_TASK PROMPT_:
Every line with the string "this" should be gathered.

_PROVIDED INFORMATION_:
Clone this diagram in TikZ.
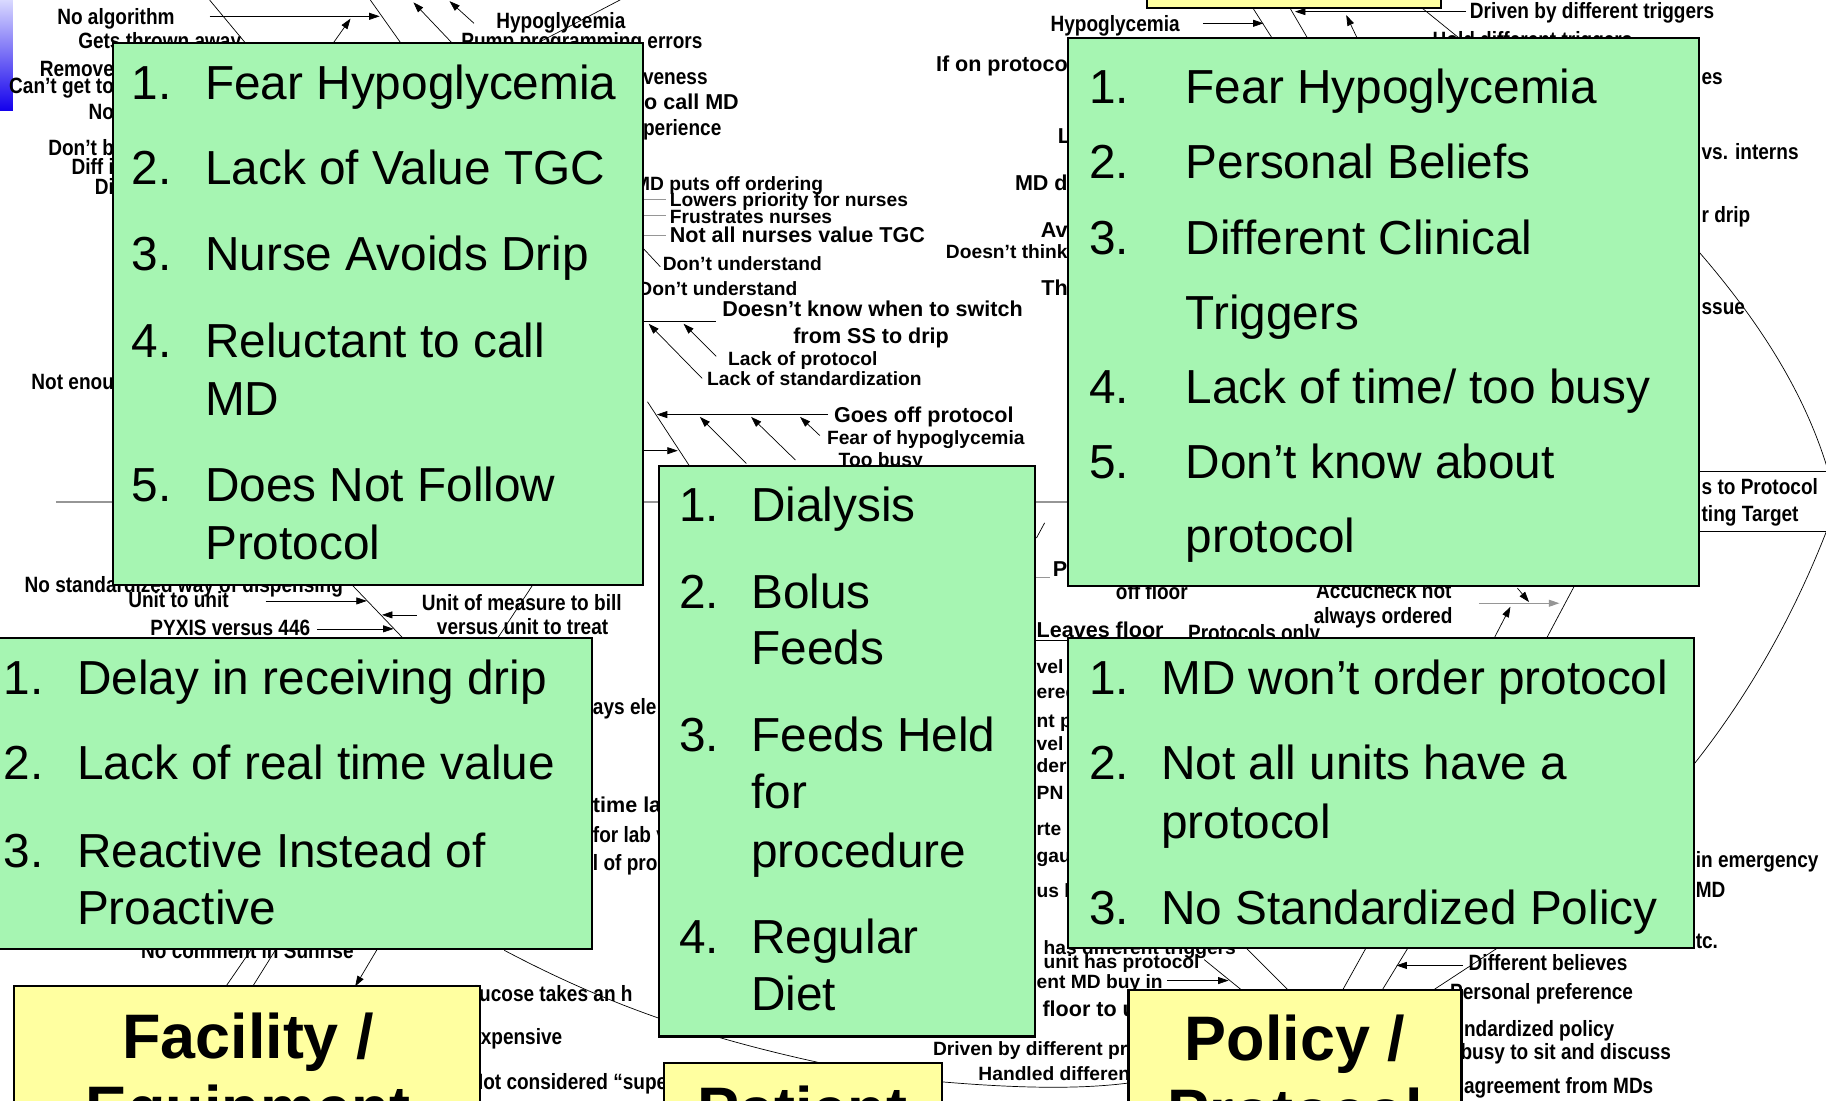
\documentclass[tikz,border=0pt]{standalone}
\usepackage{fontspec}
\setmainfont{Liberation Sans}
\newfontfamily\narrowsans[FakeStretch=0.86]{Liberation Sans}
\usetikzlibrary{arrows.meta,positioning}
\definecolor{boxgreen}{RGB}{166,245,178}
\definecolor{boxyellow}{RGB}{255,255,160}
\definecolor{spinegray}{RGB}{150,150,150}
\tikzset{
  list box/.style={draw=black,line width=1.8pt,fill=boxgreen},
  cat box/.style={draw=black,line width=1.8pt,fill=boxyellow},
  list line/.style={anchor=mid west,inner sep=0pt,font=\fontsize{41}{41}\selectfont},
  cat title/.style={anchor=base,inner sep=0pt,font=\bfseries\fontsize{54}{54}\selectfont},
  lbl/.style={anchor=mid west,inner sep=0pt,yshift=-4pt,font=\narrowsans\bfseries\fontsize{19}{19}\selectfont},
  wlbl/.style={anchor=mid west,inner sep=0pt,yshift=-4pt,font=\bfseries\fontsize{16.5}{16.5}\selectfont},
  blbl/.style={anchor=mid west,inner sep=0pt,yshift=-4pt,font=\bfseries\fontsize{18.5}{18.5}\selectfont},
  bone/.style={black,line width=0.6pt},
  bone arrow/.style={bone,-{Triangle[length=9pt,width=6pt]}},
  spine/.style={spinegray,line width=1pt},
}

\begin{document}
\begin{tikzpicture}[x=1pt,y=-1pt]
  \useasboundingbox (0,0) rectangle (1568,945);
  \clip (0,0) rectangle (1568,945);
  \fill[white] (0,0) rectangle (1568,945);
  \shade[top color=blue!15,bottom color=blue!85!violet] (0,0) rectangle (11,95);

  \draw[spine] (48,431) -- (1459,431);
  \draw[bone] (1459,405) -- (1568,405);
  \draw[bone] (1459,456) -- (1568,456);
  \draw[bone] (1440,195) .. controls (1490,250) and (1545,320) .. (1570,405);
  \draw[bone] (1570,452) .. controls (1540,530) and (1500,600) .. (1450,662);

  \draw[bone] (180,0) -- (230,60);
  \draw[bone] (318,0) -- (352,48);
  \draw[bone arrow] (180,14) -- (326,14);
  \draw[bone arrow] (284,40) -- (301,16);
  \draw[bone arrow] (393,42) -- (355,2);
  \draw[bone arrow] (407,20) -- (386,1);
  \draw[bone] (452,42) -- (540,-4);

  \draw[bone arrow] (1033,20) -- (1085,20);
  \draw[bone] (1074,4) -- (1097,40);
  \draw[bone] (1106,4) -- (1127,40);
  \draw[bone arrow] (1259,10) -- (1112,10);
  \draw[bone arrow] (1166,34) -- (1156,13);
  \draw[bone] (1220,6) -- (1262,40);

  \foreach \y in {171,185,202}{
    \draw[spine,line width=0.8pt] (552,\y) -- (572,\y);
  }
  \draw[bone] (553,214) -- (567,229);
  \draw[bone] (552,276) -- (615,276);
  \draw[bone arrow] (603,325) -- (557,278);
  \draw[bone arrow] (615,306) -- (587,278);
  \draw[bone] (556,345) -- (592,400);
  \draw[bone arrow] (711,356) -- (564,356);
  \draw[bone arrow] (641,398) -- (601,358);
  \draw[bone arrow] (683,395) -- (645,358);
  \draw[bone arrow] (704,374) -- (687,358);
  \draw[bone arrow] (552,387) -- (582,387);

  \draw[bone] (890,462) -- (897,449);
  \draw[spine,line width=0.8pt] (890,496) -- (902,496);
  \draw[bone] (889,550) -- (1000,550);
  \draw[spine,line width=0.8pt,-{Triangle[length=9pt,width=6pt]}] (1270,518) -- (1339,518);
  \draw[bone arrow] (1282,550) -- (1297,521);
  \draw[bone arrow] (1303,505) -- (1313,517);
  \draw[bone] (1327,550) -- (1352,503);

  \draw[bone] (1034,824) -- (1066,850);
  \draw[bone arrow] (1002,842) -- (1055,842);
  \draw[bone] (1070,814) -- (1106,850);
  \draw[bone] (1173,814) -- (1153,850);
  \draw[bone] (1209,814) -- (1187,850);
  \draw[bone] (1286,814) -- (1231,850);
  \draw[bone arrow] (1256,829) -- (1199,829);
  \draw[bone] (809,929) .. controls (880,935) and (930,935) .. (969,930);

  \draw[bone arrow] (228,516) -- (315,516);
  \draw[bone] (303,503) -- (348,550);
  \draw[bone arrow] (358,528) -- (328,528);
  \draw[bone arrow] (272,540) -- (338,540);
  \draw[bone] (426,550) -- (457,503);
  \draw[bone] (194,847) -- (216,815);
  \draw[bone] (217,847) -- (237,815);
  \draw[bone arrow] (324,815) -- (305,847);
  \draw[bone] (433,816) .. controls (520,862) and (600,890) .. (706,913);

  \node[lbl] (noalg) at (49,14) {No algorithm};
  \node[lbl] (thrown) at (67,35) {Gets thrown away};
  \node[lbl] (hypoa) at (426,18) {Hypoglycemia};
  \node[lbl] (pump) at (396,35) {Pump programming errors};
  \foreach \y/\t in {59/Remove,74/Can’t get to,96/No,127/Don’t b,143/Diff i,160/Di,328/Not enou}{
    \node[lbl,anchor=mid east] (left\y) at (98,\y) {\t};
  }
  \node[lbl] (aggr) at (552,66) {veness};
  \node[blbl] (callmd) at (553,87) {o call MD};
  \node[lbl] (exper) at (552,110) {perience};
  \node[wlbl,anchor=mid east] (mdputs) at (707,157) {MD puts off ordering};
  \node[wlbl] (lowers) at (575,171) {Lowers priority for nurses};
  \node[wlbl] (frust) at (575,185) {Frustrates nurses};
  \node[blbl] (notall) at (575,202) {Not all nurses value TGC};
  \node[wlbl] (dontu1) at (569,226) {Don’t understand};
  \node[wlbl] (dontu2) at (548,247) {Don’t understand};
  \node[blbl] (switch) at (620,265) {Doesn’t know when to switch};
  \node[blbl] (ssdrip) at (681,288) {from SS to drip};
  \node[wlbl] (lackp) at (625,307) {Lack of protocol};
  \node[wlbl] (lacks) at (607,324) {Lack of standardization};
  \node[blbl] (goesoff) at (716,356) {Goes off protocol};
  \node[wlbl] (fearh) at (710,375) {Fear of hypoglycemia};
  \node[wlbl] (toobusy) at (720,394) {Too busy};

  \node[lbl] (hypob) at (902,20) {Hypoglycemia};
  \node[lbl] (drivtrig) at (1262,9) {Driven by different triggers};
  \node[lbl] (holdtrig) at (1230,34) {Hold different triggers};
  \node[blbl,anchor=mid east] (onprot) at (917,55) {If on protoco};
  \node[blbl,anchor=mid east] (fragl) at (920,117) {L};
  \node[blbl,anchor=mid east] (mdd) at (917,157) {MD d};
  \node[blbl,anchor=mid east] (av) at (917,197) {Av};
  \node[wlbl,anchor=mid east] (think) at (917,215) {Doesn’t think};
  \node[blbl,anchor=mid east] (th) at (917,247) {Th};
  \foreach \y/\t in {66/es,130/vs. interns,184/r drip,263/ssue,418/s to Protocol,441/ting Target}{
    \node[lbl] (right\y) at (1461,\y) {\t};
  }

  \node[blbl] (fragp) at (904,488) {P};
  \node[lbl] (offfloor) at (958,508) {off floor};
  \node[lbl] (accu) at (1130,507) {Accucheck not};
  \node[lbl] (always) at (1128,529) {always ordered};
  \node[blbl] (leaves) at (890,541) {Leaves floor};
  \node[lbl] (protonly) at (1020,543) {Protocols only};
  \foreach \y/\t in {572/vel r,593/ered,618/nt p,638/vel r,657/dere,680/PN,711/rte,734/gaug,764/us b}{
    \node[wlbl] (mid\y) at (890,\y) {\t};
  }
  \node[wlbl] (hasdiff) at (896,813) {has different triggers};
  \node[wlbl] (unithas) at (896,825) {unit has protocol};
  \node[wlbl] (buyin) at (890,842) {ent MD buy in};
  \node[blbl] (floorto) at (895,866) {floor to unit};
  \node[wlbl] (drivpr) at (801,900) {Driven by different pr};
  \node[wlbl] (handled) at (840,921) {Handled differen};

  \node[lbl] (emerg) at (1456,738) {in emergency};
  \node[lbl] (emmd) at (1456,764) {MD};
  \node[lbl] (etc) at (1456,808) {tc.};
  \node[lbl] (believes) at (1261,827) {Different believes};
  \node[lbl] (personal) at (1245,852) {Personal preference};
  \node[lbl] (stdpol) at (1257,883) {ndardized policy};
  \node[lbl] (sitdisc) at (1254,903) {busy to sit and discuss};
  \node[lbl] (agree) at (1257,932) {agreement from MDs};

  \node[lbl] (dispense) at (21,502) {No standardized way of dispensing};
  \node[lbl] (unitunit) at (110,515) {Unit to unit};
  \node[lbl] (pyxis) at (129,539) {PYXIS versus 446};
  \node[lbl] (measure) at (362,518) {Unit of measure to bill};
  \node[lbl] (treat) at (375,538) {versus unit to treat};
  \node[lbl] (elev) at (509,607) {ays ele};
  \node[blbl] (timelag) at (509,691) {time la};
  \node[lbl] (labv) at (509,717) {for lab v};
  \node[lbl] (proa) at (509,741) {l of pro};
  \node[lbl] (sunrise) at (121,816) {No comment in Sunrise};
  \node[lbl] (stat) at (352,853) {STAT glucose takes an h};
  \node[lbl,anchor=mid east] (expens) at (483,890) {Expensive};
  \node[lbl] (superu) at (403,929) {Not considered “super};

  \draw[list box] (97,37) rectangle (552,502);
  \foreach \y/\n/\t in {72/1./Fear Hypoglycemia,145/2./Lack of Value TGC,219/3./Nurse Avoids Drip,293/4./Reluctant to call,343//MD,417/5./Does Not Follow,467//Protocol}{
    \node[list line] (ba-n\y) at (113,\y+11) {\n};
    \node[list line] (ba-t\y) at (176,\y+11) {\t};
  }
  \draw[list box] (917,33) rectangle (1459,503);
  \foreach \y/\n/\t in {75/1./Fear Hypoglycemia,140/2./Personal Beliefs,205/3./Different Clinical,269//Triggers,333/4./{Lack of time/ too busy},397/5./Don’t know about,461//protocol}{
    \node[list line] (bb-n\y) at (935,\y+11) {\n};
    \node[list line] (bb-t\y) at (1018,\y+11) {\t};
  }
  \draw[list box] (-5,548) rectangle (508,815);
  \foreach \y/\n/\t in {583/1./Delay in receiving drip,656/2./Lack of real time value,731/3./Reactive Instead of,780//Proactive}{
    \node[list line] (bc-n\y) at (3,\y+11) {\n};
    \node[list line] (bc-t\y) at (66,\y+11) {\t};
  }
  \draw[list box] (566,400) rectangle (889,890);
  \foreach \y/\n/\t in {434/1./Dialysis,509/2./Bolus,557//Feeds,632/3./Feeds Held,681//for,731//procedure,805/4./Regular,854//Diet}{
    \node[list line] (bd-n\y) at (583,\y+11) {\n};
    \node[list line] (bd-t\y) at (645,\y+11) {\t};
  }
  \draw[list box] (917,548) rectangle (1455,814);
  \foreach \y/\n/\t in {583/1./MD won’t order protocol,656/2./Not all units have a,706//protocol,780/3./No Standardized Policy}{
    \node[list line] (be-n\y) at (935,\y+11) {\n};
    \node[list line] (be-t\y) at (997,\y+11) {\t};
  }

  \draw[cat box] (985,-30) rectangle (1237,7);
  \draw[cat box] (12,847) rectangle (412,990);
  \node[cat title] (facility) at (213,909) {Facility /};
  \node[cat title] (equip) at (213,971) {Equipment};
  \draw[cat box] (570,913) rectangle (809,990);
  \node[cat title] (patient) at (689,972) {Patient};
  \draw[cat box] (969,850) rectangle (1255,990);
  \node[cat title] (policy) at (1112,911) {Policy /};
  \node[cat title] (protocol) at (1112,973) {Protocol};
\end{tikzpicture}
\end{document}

* * *

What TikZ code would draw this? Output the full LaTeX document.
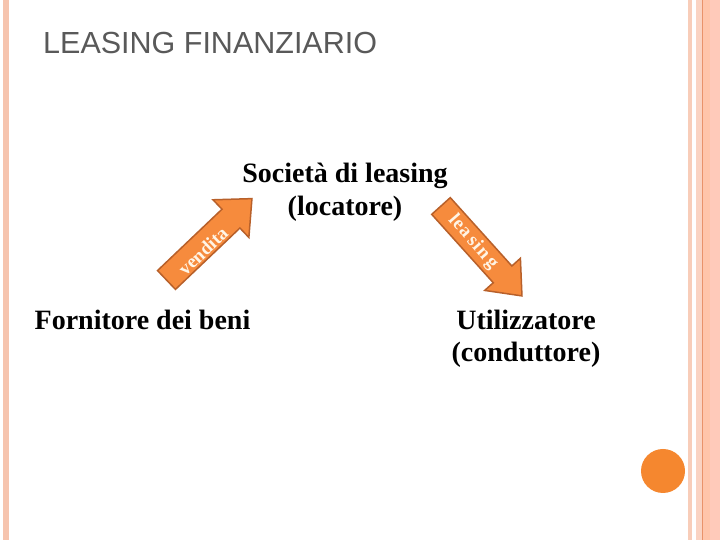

_OUTPUT OF THE TASK_:
Clone this diagram in TikZ.
What TikZ code would draw this? Output the full LaTeX document.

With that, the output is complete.